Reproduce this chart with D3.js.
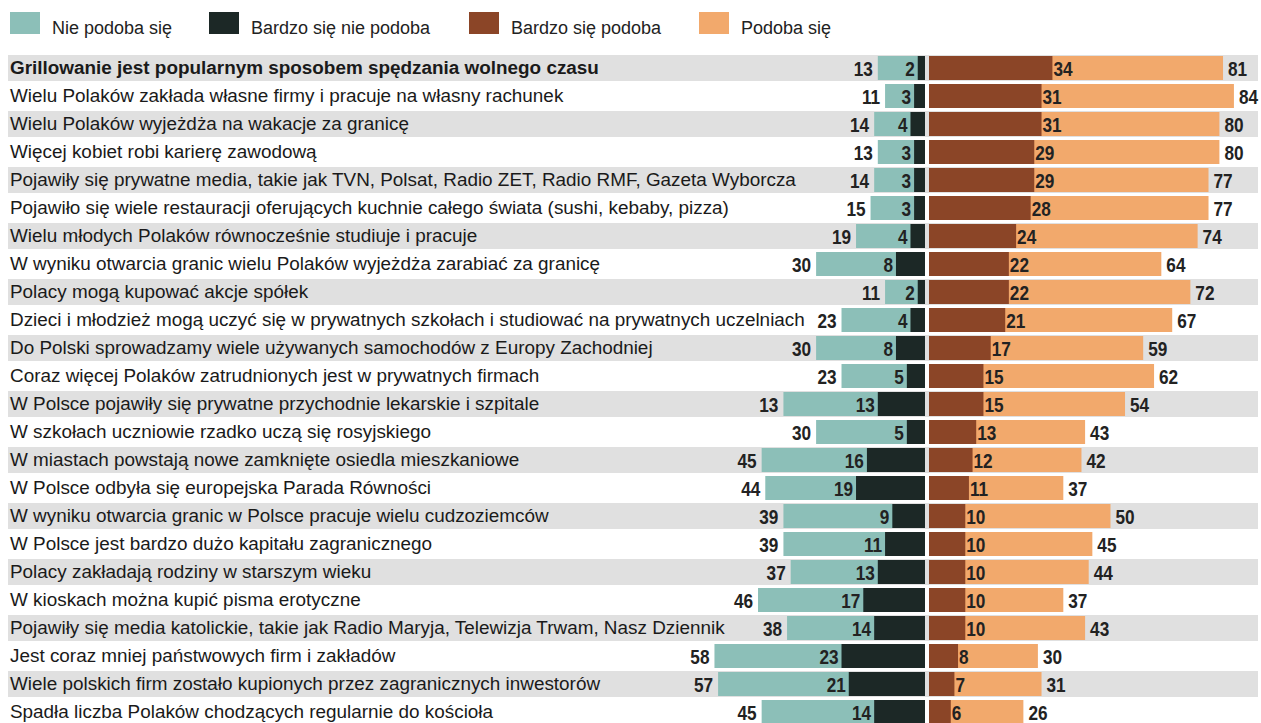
<!DOCTYPE html>
<html>
<head>
<meta charset="utf-8">
<script src="https://cdn.jsdelivr.net/npm/d3@7"></script>
<style>
  body { margin: 0; background: #fff; }
  svg { display: block; }
</style>
</head>
<body>
<div id="chart"></div>
<script>
// stwierdzenia (kolejność jak na wykresie)
var statements = [
	'Grillowanie jest popularnym sposobem spędzania wolnego czasu',
	'Wielu Polaków zakłada własne firmy i pracuje na własny rachunek',
	'Wielu Polaków wyjeżdża na wakacje za granicę',
	'Więcej kobiet robi karierę zawodową',
	'Pojawiły się prywatne media, takie jak TVN, Polsat, Radio ZET, Radio RMF, Gazeta Wyborcza',
	'Pojawiło się wiele restauracji oferujących kuchnie całego świata (sushi, kebaby, pizza)',
	'Wielu młodych Polaków równocześnie studiuje i pracuje',
	'W wyniku otwarcia granic wielu Polaków wyjeżdża zarabiać za granicę',
	'Polacy mogą kupować akcje spółek',
	'Dzieci i młodzież mogą uczyć się w prywatnych szkołach i studiować na prywatnych uczelniach',
	'Do Polski sprowadzamy wiele używanych samochodów z Europy Zachodniej',
	'Coraz więcej Polaków zatrudnionych jest w prywatnych firmach',
	'W Polsce pojawiły się prywatne przychodnie lekarskie i szpitale',
	'W szkołach uczniowie rzadko uczą się rosyjskiego',
	'W miastach powstają nowe zamknięte osiedla mieszkaniowe',
	'W Polsce odbyła się europejska Parada Równości',
	'W wyniku otwarcia granic w Polsce pracuje wielu cudzoziemców',
	'W Polsce jest bardzo dużo kapitału zagranicznego',
	'Polacy zakładają rodziny w starszym wieku',
	'W kioskach można kupić pisma erotyczne',
	'Pojawiły się media katolickie, takie jak Radio Maryja, Telewizja Trwam, Nasz Dziennik',
	'Jest coraz mniej państwowych firm i zakładów',
	'Wiele polskich firm zostało kupionych przez zagranicznych inwestorów',
	'Spadła liczba Polaków chodzących regularnie do kościoła'
];

// "nie podoba się" razem (liczba na zewnątrz słupka)
var dislikeTotal = [13, 11, 14, 13, 14, 15, 19, 30, 11, 23, 30, 23, 13, 30, 45, 44, 39, 39, 37, 46, 38, 58, 57, 45];
// "bardzo się nie podoba"
var dislikeStrong = [2, 3, 4, 3, 3, 3, 4, 8, 2, 4, 8, 5, 13, 5, 16, 19, 9, 11, 13, 17, 14, 23, 21, 14];
// "bardzo się podoba"
var likeStrong = [34, 31, 31, 29, 29, 28, 24, 22, 22, 21, 17, 15, 15, 13, 12, 11, 10, 10, 10, 10, 10, 8, 7, 6];
// "podoba się" razem (liczba na zewnątrz słupka)
var likeTotal = [81, 84, 80, 80, 77, 77, 74, 64, 72, 67, 59, 62, 54, 43, 42, 37, 50, 45, 44, 37, 43, 30, 31, 26];
// w oryginale słupek nie zgadza się z podpisem (13) - długość odczytana ze słupka
var dislikeBarFix = {12: 39};

var legendLabels = ['Nie podoba się', 'Bardzo się nie podoba', 'Bardzo się podoba', 'Podoba się'];
var colors = ['#8cbfb8', '#1c2826', '#8b4527', '#f2a96c'];

var width = 1261, height = 723;
var rowTop = 55, rowStep = 28, barH = 24;
var centerL = 925, centerR = 929;
var textFont = 'Liberation Sans, Arial, sans-serif';

var svg = d3.select('#chart')
	.append('svg')
	.attr('width', width)
	.attr('height', height);

// legenda
var legendX = [10, 209, 469, 699];
var legend = svg.selectAll('g.legend')
	.data(legendLabels)
	.enter()
	.append('g')
	.attr('class', 'legend')
	.attr('transform', function(d, i) { return 'translate(' + legendX[i] + ',12)'; });

legend.append('rect')
	.attr('width', 30)
	.attr('height', 22)
	.attr('fill', function(d, i) { return colors[i]; });

legend.append('text')
	.attr('x', 42)
	.attr('y', 22)
	.attr('font-family', textFont)
	.attr('font-size', 18)
	.attr('fill', '#222')
	.text(function(d) { return d; });

var data = statements.map(function(s, i) {
	return {
		label: s,
		dislikeTotal: dislikeTotal[i],
		dislikeBar: dislikeBarFix[i] || dislikeTotal[i],
		dislikeStrong: dislikeStrong[i],
		likeStrong: likeStrong[i],
		likeTotal: likeTotal[i]
	};
});

var y = d3.scaleBand()
	.domain(d3.range(data.length))
	.range([rowTop, rowTop + rowStep * data.length])
	.paddingInner(0);

var x = d3.scaleLinear()
	.domain([0, 100])
	.range([0, 363]);

var rows = svg.selectAll('g.row')
	.data(data)
	.enter()
	.append('g')
	.attr('class', 'row')
	.attr('transform', function(d, i) { return 'translate(0,' + y(i) + ')'; });

// tło co drugiego wiersza
rows.filter(function(d, i) { return i % 2 === 0; })
	.append('rect')
	.attr('x', 8)
	.attr('y', 0)
	.attr('width', width - 11)
	.attr('height', rowStep - 2)
	.attr('fill', '#e0e0e0');

var by = (rowStep - 2 - barH) / 2;

rows.append('rect')
	.attr('x', function(d) { return centerL - x(d.dislikeBar); })
	.attr('y', by)
	.attr('width', function(d) { return x(d.dislikeBar); })
	.attr('height', barH)
	.attr('fill', colors[0]);

rows.append('rect')
	.attr('x', function(d) { return centerL - x(d.dislikeStrong); })
	.attr('y', by)
	.attr('width', function(d) { return x(d.dislikeStrong); })
	.attr('height', barH)
	.attr('fill', colors[1]);

rows.append('rect')
	.attr('x', centerR)
	.attr('y', by)
	.attr('width', function(d) { return x(d.likeTotal); })
	.attr('height', barH)
	.attr('fill', colors[3]);

rows.append('rect')
	.attr('x', centerR)
	.attr('y', by)
	.attr('width', function(d) { return x(d.likeStrong); })
	.attr('height', barH)
	.attr('fill', colors[2]);

// podpisy wierszy
rows.append('text')
	.attr('x', 10)
	.attr('y', 19)
	.attr('font-family', textFont)
	.attr('font-size', 18.9)
	.attr('font-weight', function(d, i) { return i === 0 ? 'bold' : 'normal'; })
	.attr('fill', '#1a1a1a')
	.text(function(d) { return d.label; });

// liczby
function num(sel, xf, anchor, vf) {
	sel.append('text')
		.attr('transform', function(d) { return 'translate(' + xf(d) + ',20.5) scale(0.86,1)'; })
		.attr('text-anchor', anchor)
		.attr('font-family', textFont)
		.attr('font-size', 20)
		.attr('font-weight', 'bold')
		.attr('fill', '#222')
		.text(vf);
}

num(rows, function(d) { return centerL - x(d.dislikeBar) - 5; }, 'end', function(d) { return d.dislikeTotal; });
num(rows, function(d) { return centerL - x(d.dislikeStrong) - 3; }, 'end', function(d) { return d.dislikeStrong; });
num(rows, function(d) { return centerR + x(d.likeStrong) + 1; }, 'start', function(d) { return d.likeStrong; });
num(rows, function(d) { return centerR + x(d.likeTotal) + 5; }, 'start', function(d) { return d.likeTotal; });
</script>
</body>
</html>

_Directive_
Copy the listing word for word, excluding its pictures.

_Written solution_
Reproduce this chart with D3.js.
<!DOCTYPE html>
<html>
<head>
<meta charset="utf-8">
<script src="https://cdn.jsdelivr.net/npm/d3@7"></script>
<style>
  body { margin: 0; background: #fff; }
  svg { display: block; }
</style>
</head>
<body>
<div id="chart"></div>
<script>
// stwierdzenia (kolejność jak na wykresie)
var statements = [
	'Grillowanie jest popularnym sposobem spędzania wolnego czasu',
	'Wielu Polaków zakłada własne firmy i pracuje na własny rachunek',
	'Wielu Polaków wyjeżdża na wakacje za granicę',
	'Więcej kobiet robi karierę zawodową',
	'Pojawiły się prywatne media, takie jak TVN, Polsat, Radio ZET, Radio RMF, Gazeta Wyborcza',
	'Pojawiło się wiele restauracji oferujących kuchnie całego świata (sushi, kebaby, pizza)',
	'Wielu młodych Polaków równocześnie studiuje i pracuje',
	'W wyniku otwarcia granic wielu Polaków wyjeżdża zarabiać za granicę',
	'Polacy mogą kupować akcje spółek',
	'Dzieci i młodzież mogą uczyć się w prywatnych szkołach i studiować na prywatnych uczelniach',
	'Do Polski sprowadzamy wiele używanych samochodów z Europy Zachodniej',
	'Coraz więcej Polaków zatrudnionych jest w prywatnych firmach',
	'W Polsce pojawiły się prywatne przychodnie lekarskie i szpitale',
	'W szkołach uczniowie rzadko uczą się rosyjskiego',
	'W miastach powstają nowe zamknięte osiedla mieszkaniowe',
	'W Polsce odbyła się europejska Parada Równości',
	'W wyniku otwarcia granic w Polsce pracuje wielu cudzoziemców',
	'W Polsce jest bardzo dużo kapitału zagranicznego',
	'Polacy zakładają rodziny w starszym wieku',
	'W kioskach można kupić pisma erotyczne',
	'Pojawiły się media katolickie, takie jak Radio Maryja, Telewizja Trwam, Nasz Dziennik',
	'Jest coraz mniej państwowych firm i zakładów',
	'Wiele polskich firm zostało kupionych przez zagranicznych inwestorów',
	'Spadła liczba Polaków chodzących regularnie do kościoła'
];

// "nie podoba się" razem (liczba na zewnątrz słupka)
var dislikeTotal = [13, 11, 14, 13, 14, 15, 19, 30, 11, 23, 30, 23, 13, 30, 45, 44, 39, 39, 37, 46, 38, 58, 57, 45];
// "bardzo się nie podoba"
var dislikeStrong = [2, 3, 4, 3, 3, 3, 4, 8, 2, 4, 8, 5, 13, 5, 16, 19, 9, 11, 13, 17, 14, 23, 21, 14];
// "bardzo się podoba"
var likeStrong = [34, 31, 31, 29, 29, 28, 24, 22, 22, 21, 17, 15, 15, 13, 12, 11, 10, 10, 10, 10, 10, 8, 7, 6];
// "podoba się" razem (liczba na zewnątrz słupka)
var likeTotal = [81, 84, 80, 80, 77, 77, 74, 64, 72, 67, 59, 62, 54, 43, 42, 37, 50, 45, 44, 37, 43, 30, 31, 26];
// w oryginale słupek nie zgadza się z podpisem (13) - długość odczytana ze słupka
var dislikeBarFix = {12: 39};

var legendLabels = ['Nie podoba się', 'Bardzo się nie podoba', 'Bardzo się podoba', 'Podoba się'];
var colors = ['#8cbfb8', '#1c2826', '#8b4527', '#f2a96c'];

var width = 1261, height = 723;
var rowTop = 55, rowStep = 28, barH = 24;
var centerL = 925, centerR = 929;
var textFont = 'Liberation Sans, Arial, sans-serif';

var svg = d3.select('#chart')
	.append('svg')
	.attr('width', width)
	.attr('height', height);

// legenda
var legendX = [10, 209, 469, 699];
var legend = svg.selectAll('g.legend')
	.data(legendLabels)
	.enter()
	.append('g')
	.attr('class', 'legend')
	.attr('transform', function(d, i) { return 'translate(' + legendX[i] + ',12)'; });

legend.append('rect')
	.attr('width', 30)
	.attr('height', 22)
	.attr('fill', function(d, i) { return colors[i]; });

legend.append('text')
	.attr('x', 42)
	.attr('y', 22)
	.attr('font-family', textFont)
	.attr('font-size', 18)
	.attr('fill', '#222')
	.text(function(d) { return d; });

var data = statements.map(function(s, i) {
	return {
		label: s,
		dislikeTotal: dislikeTotal[i],
		dislikeBar: dislikeBarFix[i] || dislikeTotal[i],
		dislikeStrong: dislikeStrong[i],
		likeStrong: likeStrong[i],
		likeTotal: likeTotal[i]
	};
});

var y = d3.scaleBand()
	.domain(d3.range(data.length))
	.range([rowTop, rowTop + rowStep * data.length])
	.paddingInner(0);

var x = d3.scaleLinear()
	.domain([0, 100])
	.range([0, 363]);

var rows = svg.selectAll('g.row')
	.data(data)
	.enter()
	.append('g')
	.attr('class', 'row')
	.attr('transform', function(d, i) { return 'translate(0,' + y(i) + ')'; });

// tło co drugiego wiersza
rows.filter(function(d, i) { return i % 2 === 0; })
	.append('rect')
	.attr('x', 8)
	.attr('y', 0)
	.attr('width', width - 11)
	.attr('height', rowStep - 2)
	.attr('fill', '#e0e0e0');

var by = (rowStep - 2 - barH) / 2;

rows.append('rect')
	.attr('x', function(d) { return centerL - x(d.dislikeBar); })
	.attr('y', by)
	.attr('width', function(d) { return x(d.dislikeBar); })
	.attr('height', barH)
	.attr('fill', colors[0]);

rows.append('rect')
	.attr('x', function(d) { return centerL - x(d.dislikeStrong); })
	.attr('y', by)
	.attr('width', function(d) { return x(d.dislikeStrong); })
	.attr('height', barH)
	.attr('fill', colors[1]);

rows.append('rect')
	.attr('x', centerR)
	.attr('y', by)
	.attr('width', function(d) { return x(d.likeTotal); })
	.attr('height', barH)
	.attr('fill', colors[3]);

rows.append('rect')
	.attr('x', centerR)
	.attr('y', by)
	.attr('width', function(d) { return x(d.likeStrong); })
	.attr('height', barH)
	.attr('fill', colors[2]);

// podpisy wierszy
rows.append('text')
	.attr('x', 10)
	.attr('y', 19)
	.attr('font-family', textFont)
	.attr('font-size', 18.9)
	.attr('font-weight', function(d, i) { return i === 0 ? 'bold' : 'normal'; })
	.attr('fill', '#1a1a1a')
	.text(function(d) { return d.label; });

// liczby
function num(sel, xf, anchor, vf) {
	sel.append('text')
		.attr('transform', function(d) { return 'translate(' + xf(d) + ',20.5) scale(0.86,1)'; })
		.attr('text-anchor', anchor)
		.attr('font-family', textFont)
		.attr('font-size', 20)
		.attr('font-weight', 'bold')
		.attr('fill', '#222')
		.text(vf);
}

num(rows, function(d) { return centerL - x(d.dislikeBar) - 5; }, 'end', function(d) { return d.dislikeTotal; });
num(rows, function(d) { return centerL - x(d.dislikeStrong) - 3; }, 'end', function(d) { return d.dislikeStrong; });
num(rows, function(d) { return centerR + x(d.likeStrong) + 1; }, 'start', function(d) { return d.likeStrong; });
num(rows, function(d) { return centerR + x(d.likeTotal) + 5; }, 'start', function(d) { return d.likeTotal; });
</script>
</body>
</html>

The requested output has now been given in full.